Realistic Campaign Reform
Wayne D. Leeper
When the statesmen, whom we call our founding fathers, established this nation they installed in our founding documents principals that would guarantee that the power would always reside with We the People of America. It was their intent that every person would have equal rights and that no one vote would carry more weight than another. When a woman asked, what form of government we would have, Benjamin Franklin replied, “A republic Madam, If you are able to keep it.” Franklin, like most of the founders of America, understood that our form of government could only succeed if protected and ministered by honest men.
A republic is different from a democracy and it is important to understand the difference. In a pure democracy, everyone would vote on every single issue. This can be seen in a classroom where the pupils are allowed to vote on a given issue. It also might be seen in church where the congregation is called upon to vote. It would be very difficult, if not impossible, in a nation approaching three hundred million citizens for every citizen to vote on every issue.

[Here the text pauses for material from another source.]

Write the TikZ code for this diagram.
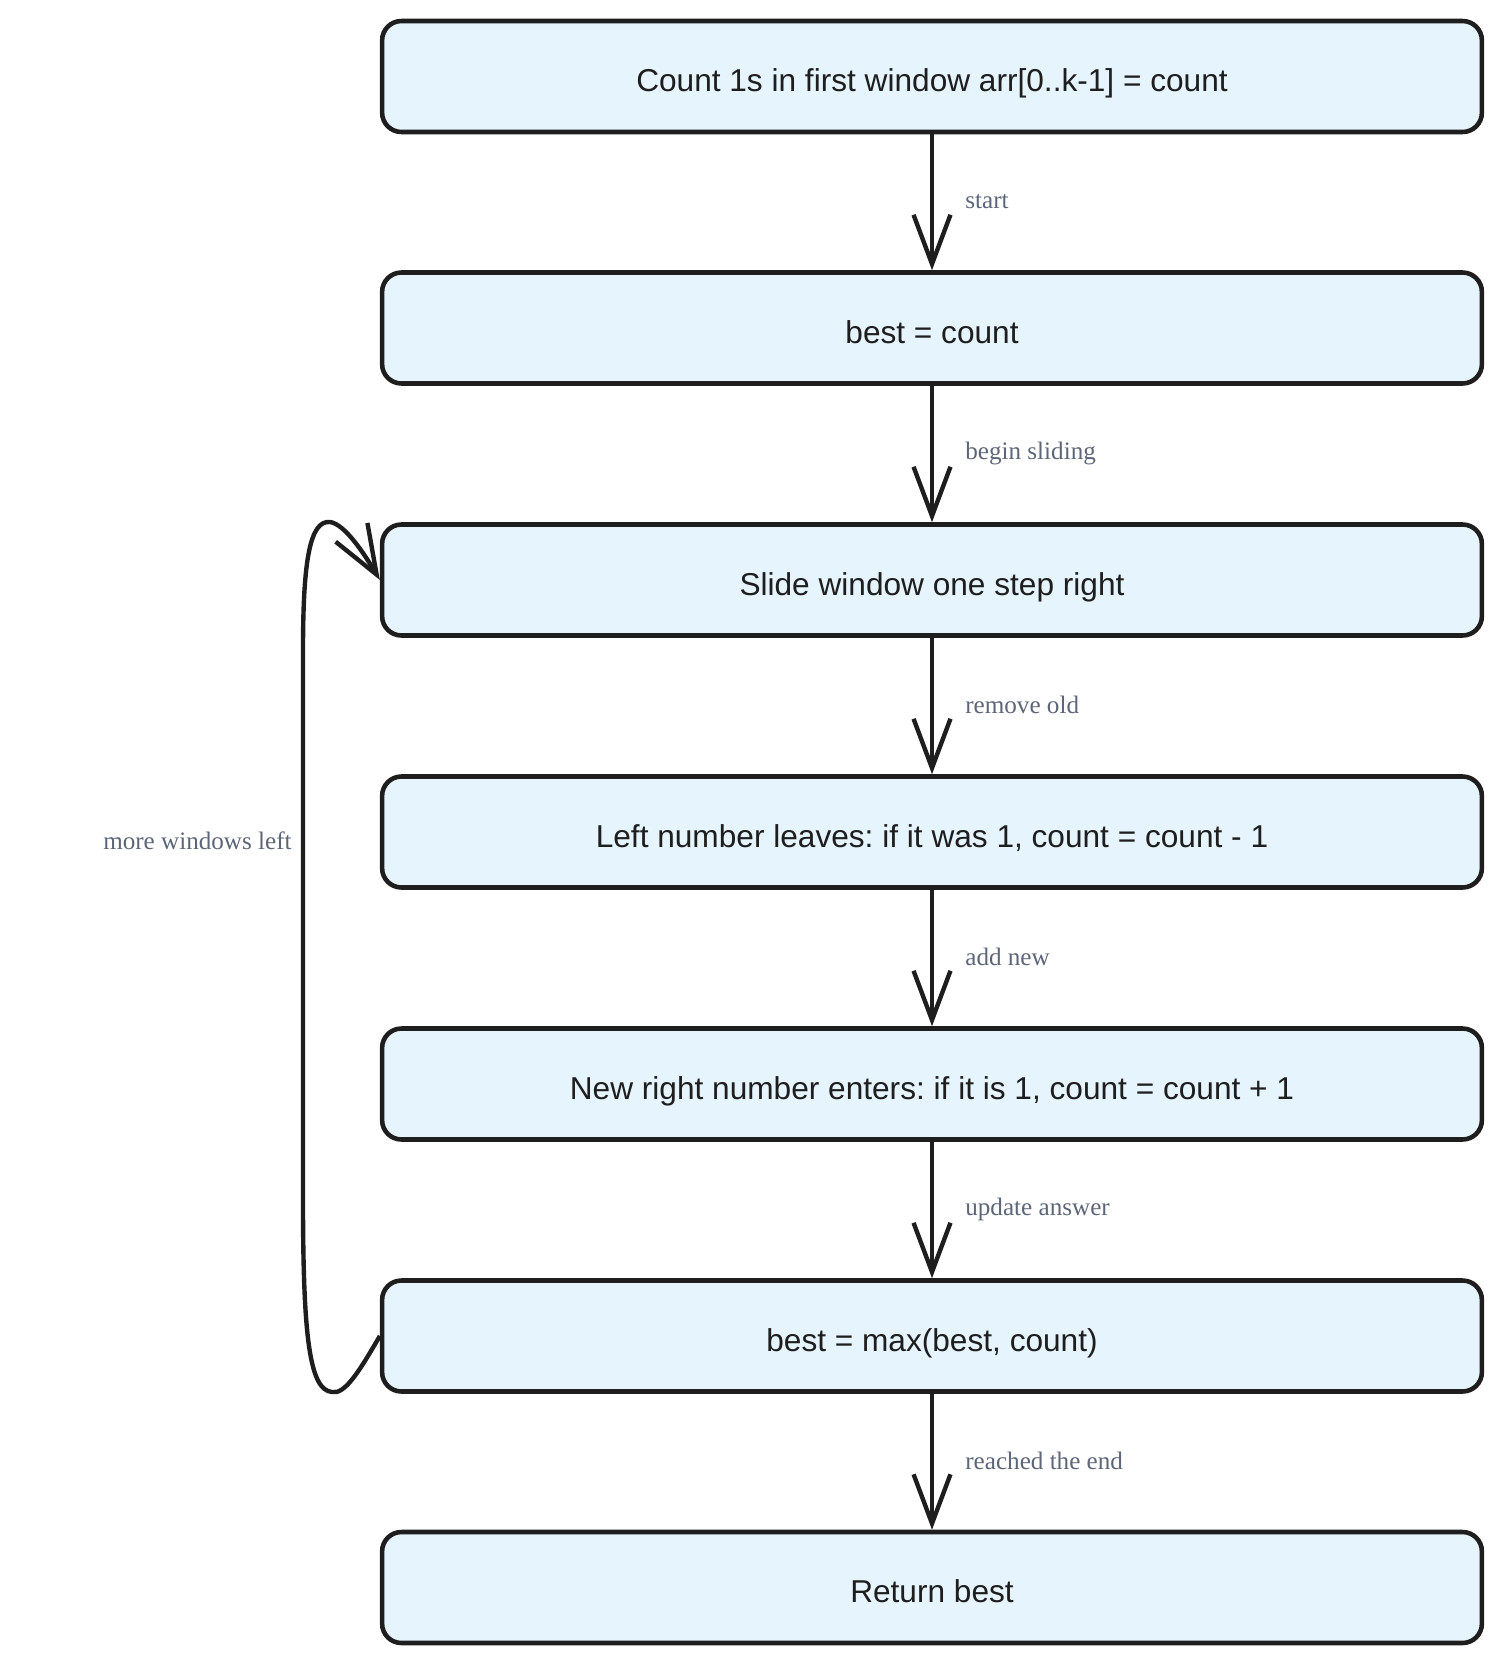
\documentclass[tikz,border=0pt]{standalone}
\usepackage{fontspec}
\setmainfont{Liberation Serif}
\newfontfamily\boxfont{Liberation Sans}
\usetikzlibrary{arrows.meta}
\definecolor{boxfill}{HTML}{E6F4FD}
\definecolor{ink}{HTML}{1E1E1E}
\definecolor{lbl}{HTML}{5D6678}
\frenchspacing
\begin{document}
\begin{tikzpicture}[x=0.02cm,y=-0.02cm,
  flowbox/.style={draw=ink, line width=2.6pt, fill=boxfill, rounded corners=11pt,
    minimum width=22cm, minimum height=2.22cm, inner sep=0pt,
    text height=17.6pt, text depth=0pt,
    font=\boxfont\fontsize{18}{22}\selectfont, text=ink},
  flow/.style={draw=ink, line width=2.5pt,
    -{Straight Barb[length=28pt,width=21pt,line width=2.5pt]}},
  elabel/.style={font=\fontsize{14.3}{17}\selectfont, text=lbl, anchor=west, inner sep=0pt}]
\useasboundingbox (0,0) rectangle (1502,1664);

\node[flowbox] (b1) at (932,76.5) {Count 1s in first window arr[0..k-1] = count};
\node[flowbox] (b2) at (932,328) {best = count};
\node[flowbox] (b3) at (932,580) {Slide window one step right};
\node[flowbox] (b4) at (932,832) {Left number leaves: if it was 1, count = count - 1};
\node[flowbox] (b5) at (932,1084) {New right number enters: if it is 1, count = count + 1};
\node[flowbox] (b6) at (932,1336) {best = max(best, count)};
\node[flowbox] (b7) at (932,1587.5) {Return best};

\draw[flow] (b1) -- (b2);
\draw[flow] (b2) -- (b3);
\draw[flow] (b3) -- (b4);
\draw[flow] (b4) -- (b5);
\draw[flow] (b5) -- (b6);
\draw[flow] (b6) -- (b7);

\node[elabel] (l1) at (965,202) {start};
\node[elabel] (l2) at (965,453) {begin sliding};
\node[elabel] (l3) at (965,705) {remove old};
\node[elabel] (l4) at (965,957) {add new};
\node[elabel] (l5) at (965,1209) {update answer};
\node[elabel] (l6) at (965,1461) {reached the end};

\draw[flow] (b6.west) .. controls (360,1370) and (345,1395) .. (332,1392)
  .. controls (310,1390) and (303,1340) .. (303,1200) -- (303,650)
  .. controls (303,560) and (310,520) .. (330,522)
  .. controls (345,524) and (365,555) .. (b3.west);
\node[elabel, anchor=east] (l7) at (292,841) {more windows left};
\end{tikzpicture}
\end{document}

For that reason it was decided by our founders that we should have a representative form of government. This is very different from a democracy. In a republic, or representative form of government, the people elect a person to represent them in the government. That is the form of government that has served our nation since its founding.
One of the great debates during the drafting of the Constitution concerned just exactly how the ideal of one person, one vote might be accomplished. The result of that debate was know as the “Great Compromise”, or the “Connecticut Compromise,” since it was put forward by the delegates from Connecticut.
Under this compromise it was decided that there would be an upper house, the Senate, which each state would have equal representation, and a lower house, the House of Representatives, where the delegates would be apportioned based on the population of a given state. A state with a small population, such as South Dakota would have less delegates than a state with a large population, such as California, which would have far more delegates.
This system guaranteed that my representative in the House of Representatives would be looking out for my interest and would be accountable to me for his votes. Likewise, my two senators would be looking out for the best interest of my state and only answerable to the citizens of my state. There were no political parties when our Constitution was drafted, just Americans.
While giving lip service to the ideal, the politicians of today have sought to bypass the idea of equal representation. To do this they have established rules concerning campaign finance which guarantee that the interest groups and political parties will have more control over a representative than the people of his or her district. By controlling the purse strings they could also insure that a given candidate would be answerable to the interest group or the party rather than the constituents he or she is suppose to be representing. The Golden Rule of politics states that, “He who has the gold makes the rules.” Unfortunately, this is the norm in Washington today, not the exception.
There is, however, a very easy way to correct this usurpation of the power from We the People, but I can assure you that every single politician will vote against the remedy I am going to suggest. Therefore, the only way that it will ever be enacted, simple as it may be, is for the people to demand that referendums be placed on every ballot and that We the People be allowed to vote on the issue. Three simple rules would immediately return the power to We the People which is where our founders intended it to be in the first place.
Rule #1. Only people eligible to vote are allowed to give money to a political candidate.
Rule #2. A person can only give money to a political candidate for whom he or she is eligible to vote.
Rule #3. A reasonable limit would be set on the amount of money that an individual could give.
Notice the immediate results that would be accomplished by enforcing these three simple rules.
Rule #1. This rule would immediately eliminate any contributions from Interest Groups, Political Parties, Labor Unions, Corporations, and all other non voting entities. Since none of these can vote, none of them could buy influence with my representative. Furthermore, the married “fat cat” with six under age children would not be able to contribute eight times the amount of money that could be contributed by a widow woman. The candidate would be forced to regard the wishes of every person in his or her district whether they be rich or poor, black or white, young or old. That is exactly what our founders intended.
Rule #2. There is absolutely no reason that a person in California or New York should have any influence over a candidate that is suppose to be representing my interest in Tennessee. My candidate would be forced to look within his or her district for support and financing. This would make he or she accountable, and only accountable, to his or her constituents.
Rule #3. This rule is necessary to insure that the millionaire has no more influence in congress than the person who cleans his house, drives his limo, mows his yard or cleans his swimming.
These three rules would immediately place the power back where it belongs but don’t look for them to be enacted by today’s politicians. Never-the-less, wouldn’t it be great if we had been able to heed Franklins warning and preserve a republican form of government in our nation. Wouldn’t it be nice if every vote really did count and every citizen of this great nation was indeed equal.
Maybe some day, but in the meantime may God continue to bless this nation and keep us strong and free.